Work to complete → Pictures in the data below are not part of the copy; transcribe everything else exactly.
+ + + + +
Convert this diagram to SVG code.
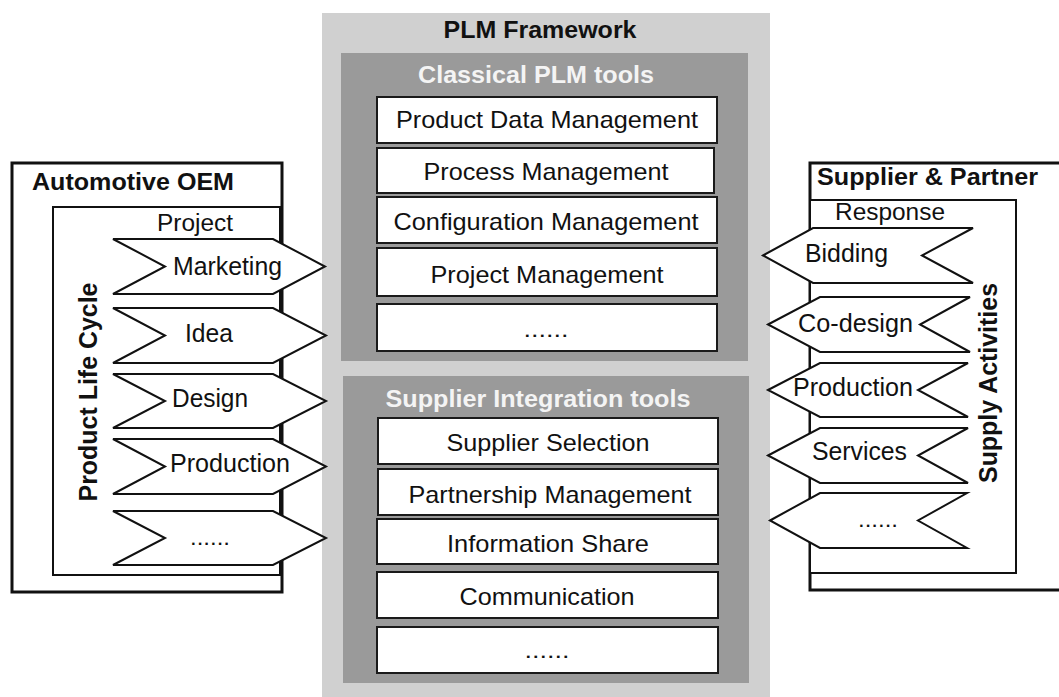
<svg xmlns="http://www.w3.org/2000/svg" width="1059" height="697" viewBox="0 0 1059 697">
<style>
.t{font-family:"Liberation Sans",Arial,sans-serif;fill:#111;}
.b{font-weight:bold;}
.box{fill:#fff;stroke:#1a1a1a;stroke-width:2;}
.chev{fill:#fff;stroke:#111;stroke-width:2;stroke-linejoin:miter;}
.frame{fill:#fff;stroke:#111;}
.wt{fill:#f4f4f4;}
</style>
<rect width="1059" height="697" fill="#fff"/>
<g id="plm-framework">
<rect x="322" y="13" width="448" height="684" fill="#d0d0d0"/>
<text class="t b" x="540" y="38" font-size="23" text-anchor="middle" textLength="193" lengthAdjust="spacingAndGlyphs">PLM Framework</text>
</g>
<g id="classical-plm-tools">
<rect x="341" y="53" width="407" height="308" fill="#9a9a9a"/>
<text class="t b wt" x="536" y="83" font-size="23" text-anchor="middle" textLength="236" lengthAdjust="spacingAndGlyphs">Classical PLM tools</text>
</g>
<g id="pdm"><rect class="box" x="377" y="97" width="340" height="46"/><text class="t" x="547" y="128" font-size="24" text-anchor="middle" textLength="302" lengthAdjust="spacingAndGlyphs">Product Data Management</text></g>
<g id="process-mgmt"><rect class="box" x="377" y="148" width="337" height="45"/><text class="t" x="546" y="180" font-size="24" text-anchor="middle" textLength="245" lengthAdjust="spacingAndGlyphs">Process Management</text></g>
<g id="config-mgmt"><rect class="box" x="377" y="197" width="340" height="46"/><text class="t" x="546" y="230" font-size="24" text-anchor="middle" textLength="305" lengthAdjust="spacingAndGlyphs">Configuration Management</text></g>
<g id="project-mgmt"><rect class="box" x="377" y="248" width="340" height="48"/><text class="t" x="547" y="283" font-size="24" text-anchor="middle" textLength="233" lengthAdjust="spacingAndGlyphs">Project Management</text></g>
<g id="classical-more"><rect class="box" x="377" y="304" width="340" height="47"/><text class="t" x="546" y="337" font-size="22" text-anchor="middle" textLength="45" lengthAdjust="spacingAndGlyphs">......</text></g>
<g id="supplier-integration-tools">
<rect x="343" y="376" width="406" height="307" fill="#9a9a9a"/>
<text class="t b wt" x="538" y="407" font-size="23" text-anchor="middle" textLength="305" lengthAdjust="spacingAndGlyphs">Supplier Integration tools</text>
</g>
<g id="supplier-selection"><rect class="box" x="378" y="418" width="340" height="46"/><text class="t" x="548" y="451" font-size="24" text-anchor="middle" textLength="203" lengthAdjust="spacingAndGlyphs">Supplier Selection</text></g>
<g id="partnership-mgmt"><rect class="box" x="378" y="469" width="340" height="46"/><text class="t" x="550" y="503" font-size="24" text-anchor="middle" textLength="283" lengthAdjust="spacingAndGlyphs">Partnership Management</text></g>
<g id="information-share"><rect class="box" x="377" y="519" width="341" height="45"/><text class="t" x="548" y="552" font-size="24" text-anchor="middle" textLength="202" lengthAdjust="spacingAndGlyphs">Information Share</text></g>
<g id="communication"><rect class="box" x="377" y="572" width="341" height="46"/><text class="t" x="547" y="605" font-size="24" text-anchor="middle" textLength="175" lengthAdjust="spacingAndGlyphs">Communication</text></g>
<g id="integration-more"><rect class="box" x="377" y="627" width="341" height="46"/><text class="t" x="547" y="658" font-size="22" text-anchor="middle" textLength="45" lengthAdjust="spacingAndGlyphs">......</text></g>

<g id="automotive-oem">
<rect class="frame" x="12" y="163" width="270" height="429" stroke-width="3"/>
<text class="t b" x="32" y="190" font-size="23" textLength="202" lengthAdjust="spacingAndGlyphs">Automotive OEM</text>
<rect class="frame" x="53" y="207" width="227" height="368" stroke-width="2"/>
<text class="t" x="157" y="231" font-size="23" textLength="76" lengthAdjust="spacingAndGlyphs">Project</text>
<text class="t b" transform="translate(97,392) rotate(-90)" x="0" y="0" font-size="25" text-anchor="middle" textLength="219" lengthAdjust="spacingAndGlyphs">Product Life Cycle</text>
</g>
<g id="lc-marketing"><polygon class="chev" points="113,239 273,239 325,266.5 273,294 113,294 165,266.5"/><text class="t" x="173" y="275" font-size="25" textLength="109" lengthAdjust="spacingAndGlyphs">Marketing</text></g>
<g id="lc-idea"><polygon class="chev" points="113,308 273,308 326,335.5 273,363 113,363 165,335.5"/><text class="t" x="185" y="342" font-size="25" textLength="48" lengthAdjust="spacingAndGlyphs">Idea</text></g>
<g id="lc-design"><polygon class="chev" points="113,374 273,374 326,401 273,428 113,428 165,401"/><text class="t" x="172" y="407" font-size="25" textLength="76" lengthAdjust="spacingAndGlyphs">Design</text></g>
<g id="lc-production"><polygon class="chev" points="113,439 273,439 326,466.5 273,494 113,494 165,466.5"/><text class="t" x="170" y="472" font-size="25" textLength="120" lengthAdjust="spacingAndGlyphs">Production</text></g>
<g id="lc-more"><polygon class="chev" points="113,511 273,511 326,538 273,565 113,565 165,538"/><text class="t" x="190" y="545" font-size="22" textLength="40" lengthAdjust="spacingAndGlyphs">......</text></g>

<g id="supplier-partner">
<rect class="frame" x="810" y="163" width="262" height="427" stroke-width="3"/>
<text class="t b" x="817" y="185" font-size="23" textLength="221" lengthAdjust="spacingAndGlyphs">Supplier &amp; Partner</text>
<rect class="frame" x="810" y="200" width="206" height="373" stroke-width="2"/>
<text class="t" x="835" y="220" font-size="23" textLength="110" lengthAdjust="spacingAndGlyphs">Response</text>
<text class="t b" transform="translate(997,383) rotate(-90)" x="0" y="0" font-size="25" text-anchor="middle" textLength="200" lengthAdjust="spacingAndGlyphs">Supply Activities</text>
</g>
<g id="sa-bidding"><polygon class="chev" points="763,255.5 813,228 973,228 922,255.5 973,283 813,283"/><text class="t" x="805" y="262" font-size="25" textLength="83" lengthAdjust="spacingAndGlyphs">Bidding</text></g>
<g id="sa-codesign"><polygon class="chev" points="768,324.5 820,297 970,297 920,324.5 970,352 820,352"/><text class="t" x="798" y="332" font-size="25" textLength="115" lengthAdjust="spacingAndGlyphs">Co-design</text></g>
<g id="sa-production"><polygon class="chev" points="768,390 820,363 968,363 918,390 968,417 820,417"/><text class="t" x="793" y="396" font-size="25" textLength="120" lengthAdjust="spacingAndGlyphs">Production</text></g>
<g id="sa-services"><polygon class="chev" points="768,455.5 820,428 968,428 918,455.5 968,483 820,483"/><text class="t" x="812" y="460" font-size="25" textLength="95" lengthAdjust="spacingAndGlyphs">Services</text></g>
<g id="sa-more"><polygon class="chev" points="770,520.5 820,493 967,493 918,520.5 967,548 820,548"/><text class="t" x="858" y="527" font-size="22" textLength="40" lengthAdjust="spacingAndGlyphs">......</text></g>
<g id="connectors"></g>
</svg>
+ + + + +
Solution to this task →
Convert this diagram to SVG code.
<svg xmlns="http://www.w3.org/2000/svg" width="1059" height="697" viewBox="0 0 1059 697">
<style>
.t{font-family:"Liberation Sans",Arial,sans-serif;fill:#111;}
.b{font-weight:bold;}
.box{fill:#fff;stroke:#1a1a1a;stroke-width:2;}
.chev{fill:#fff;stroke:#111;stroke-width:2;stroke-linejoin:miter;}
.frame{fill:#fff;stroke:#111;}
.wt{fill:#f4f4f4;}
</style>
<rect width="1059" height="697" fill="#fff"/>
<g id="plm-framework">
<rect x="322" y="13" width="448" height="684" fill="#d0d0d0"/>
<text class="t b" x="540" y="38" font-size="23" text-anchor="middle" textLength="193" lengthAdjust="spacingAndGlyphs">PLM Framework</text>
</g>
<g id="classical-plm-tools">
<rect x="341" y="53" width="407" height="308" fill="#9a9a9a"/>
<text class="t b wt" x="536" y="83" font-size="23" text-anchor="middle" textLength="236" lengthAdjust="spacingAndGlyphs">Classical PLM tools</text>
</g>
<g id="pdm"><rect class="box" x="377" y="97" width="340" height="46"/><text class="t" x="547" y="128" font-size="24" text-anchor="middle" textLength="302" lengthAdjust="spacingAndGlyphs">Product Data Management</text></g>
<g id="process-mgmt"><rect class="box" x="377" y="148" width="337" height="45"/><text class="t" x="546" y="180" font-size="24" text-anchor="middle" textLength="245" lengthAdjust="spacingAndGlyphs">Process Management</text></g>
<g id="config-mgmt"><rect class="box" x="377" y="197" width="340" height="46"/><text class="t" x="546" y="230" font-size="24" text-anchor="middle" textLength="305" lengthAdjust="spacingAndGlyphs">Configuration Management</text></g>
<g id="project-mgmt"><rect class="box" x="377" y="248" width="340" height="48"/><text class="t" x="547" y="283" font-size="24" text-anchor="middle" textLength="233" lengthAdjust="spacingAndGlyphs">Project Management</text></g>
<g id="classical-more"><rect class="box" x="377" y="304" width="340" height="47"/><text class="t" x="546" y="337" font-size="22" text-anchor="middle" textLength="45" lengthAdjust="spacingAndGlyphs">......</text></g>
<g id="supplier-integration-tools">
<rect x="343" y="376" width="406" height="307" fill="#9a9a9a"/>
<text class="t b wt" x="538" y="407" font-size="23" text-anchor="middle" textLength="305" lengthAdjust="spacingAndGlyphs">Supplier Integration tools</text>
</g>
<g id="supplier-selection"><rect class="box" x="378" y="418" width="340" height="46"/><text class="t" x="548" y="451" font-size="24" text-anchor="middle" textLength="203" lengthAdjust="spacingAndGlyphs">Supplier Selection</text></g>
<g id="partnership-mgmt"><rect class="box" x="378" y="469" width="340" height="46"/><text class="t" x="550" y="503" font-size="24" text-anchor="middle" textLength="283" lengthAdjust="spacingAndGlyphs">Partnership Management</text></g>
<g id="information-share"><rect class="box" x="377" y="519" width="341" height="45"/><text class="t" x="548" y="552" font-size="24" text-anchor="middle" textLength="202" lengthAdjust="spacingAndGlyphs">Information Share</text></g>
<g id="communication"><rect class="box" x="377" y="572" width="341" height="46"/><text class="t" x="547" y="605" font-size="24" text-anchor="middle" textLength="175" lengthAdjust="spacingAndGlyphs">Communication</text></g>
<g id="integration-more"><rect class="box" x="377" y="627" width="341" height="46"/><text class="t" x="547" y="658" font-size="22" text-anchor="middle" textLength="45" lengthAdjust="spacingAndGlyphs">......</text></g>

<g id="automotive-oem">
<rect class="frame" x="12" y="163" width="270" height="429" stroke-width="3"/>
<text class="t b" x="32" y="190" font-size="23" textLength="202" lengthAdjust="spacingAndGlyphs">Automotive OEM</text>
<rect class="frame" x="53" y="207" width="227" height="368" stroke-width="2"/>
<text class="t" x="157" y="231" font-size="23" textLength="76" lengthAdjust="spacingAndGlyphs">Project</text>
<text class="t b" transform="translate(97,392) rotate(-90)" x="0" y="0" font-size="25" text-anchor="middle" textLength="219" lengthAdjust="spacingAndGlyphs">Product Life Cycle</text>
</g>
<g id="lc-marketing"><polygon class="chev" points="113,239 273,239 325,266.5 273,294 113,294 165,266.5"/><text class="t" x="173" y="275" font-size="25" textLength="109" lengthAdjust="spacingAndGlyphs">Marketing</text></g>
<g id="lc-idea"><polygon class="chev" points="113,308 273,308 326,335.5 273,363 113,363 165,335.5"/><text class="t" x="185" y="342" font-size="25" textLength="48" lengthAdjust="spacingAndGlyphs">Idea</text></g>
<g id="lc-design"><polygon class="chev" points="113,374 273,374 326,401 273,428 113,428 165,401"/><text class="t" x="172" y="407" font-size="25" textLength="76" lengthAdjust="spacingAndGlyphs">Design</text></g>
<g id="lc-production"><polygon class="chev" points="113,439 273,439 326,466.5 273,494 113,494 165,466.5"/><text class="t" x="170" y="472" font-size="25" textLength="120" lengthAdjust="spacingAndGlyphs">Production</text></g>
<g id="lc-more"><polygon class="chev" points="113,511 273,511 326,538 273,565 113,565 165,538"/><text class="t" x="190" y="545" font-size="22" textLength="40" lengthAdjust="spacingAndGlyphs">......</text></g>

<g id="supplier-partner">
<rect class="frame" x="810" y="163" width="262" height="427" stroke-width="3"/>
<text class="t b" x="817" y="185" font-size="23" textLength="221" lengthAdjust="spacingAndGlyphs">Supplier &amp; Partner</text>
<rect class="frame" x="810" y="200" width="206" height="373" stroke-width="2"/>
<text class="t" x="835" y="220" font-size="23" textLength="110" lengthAdjust="spacingAndGlyphs">Response</text>
<text class="t b" transform="translate(997,383) rotate(-90)" x="0" y="0" font-size="25" text-anchor="middle" textLength="200" lengthAdjust="spacingAndGlyphs">Supply Activities</text>
</g>
<g id="sa-bidding"><polygon class="chev" points="763,255.5 813,228 973,228 922,255.5 973,283 813,283"/><text class="t" x="805" y="262" font-size="25" textLength="83" lengthAdjust="spacingAndGlyphs">Bidding</text></g>
<g id="sa-codesign"><polygon class="chev" points="768,324.5 820,297 970,297 920,324.5 970,352 820,352"/><text class="t" x="798" y="332" font-size="25" textLength="115" lengthAdjust="spacingAndGlyphs">Co-design</text></g>
<g id="sa-production"><polygon class="chev" points="768,390 820,363 968,363 918,390 968,417 820,417"/><text class="t" x="793" y="396" font-size="25" textLength="120" lengthAdjust="spacingAndGlyphs">Production</text></g>
<g id="sa-services"><polygon class="chev" points="768,455.5 820,428 968,428 918,455.5 968,483 820,483"/><text class="t" x="812" y="460" font-size="25" textLength="95" lengthAdjust="spacingAndGlyphs">Services</text></g>
<g id="sa-more"><polygon class="chev" points="770,520.5 820,493 967,493 918,520.5 967,548 820,548"/><text class="t" x="858" y="527" font-size="22" textLength="40" lengthAdjust="spacingAndGlyphs">......</text></g>
<g id="connectors"></g>
</svg>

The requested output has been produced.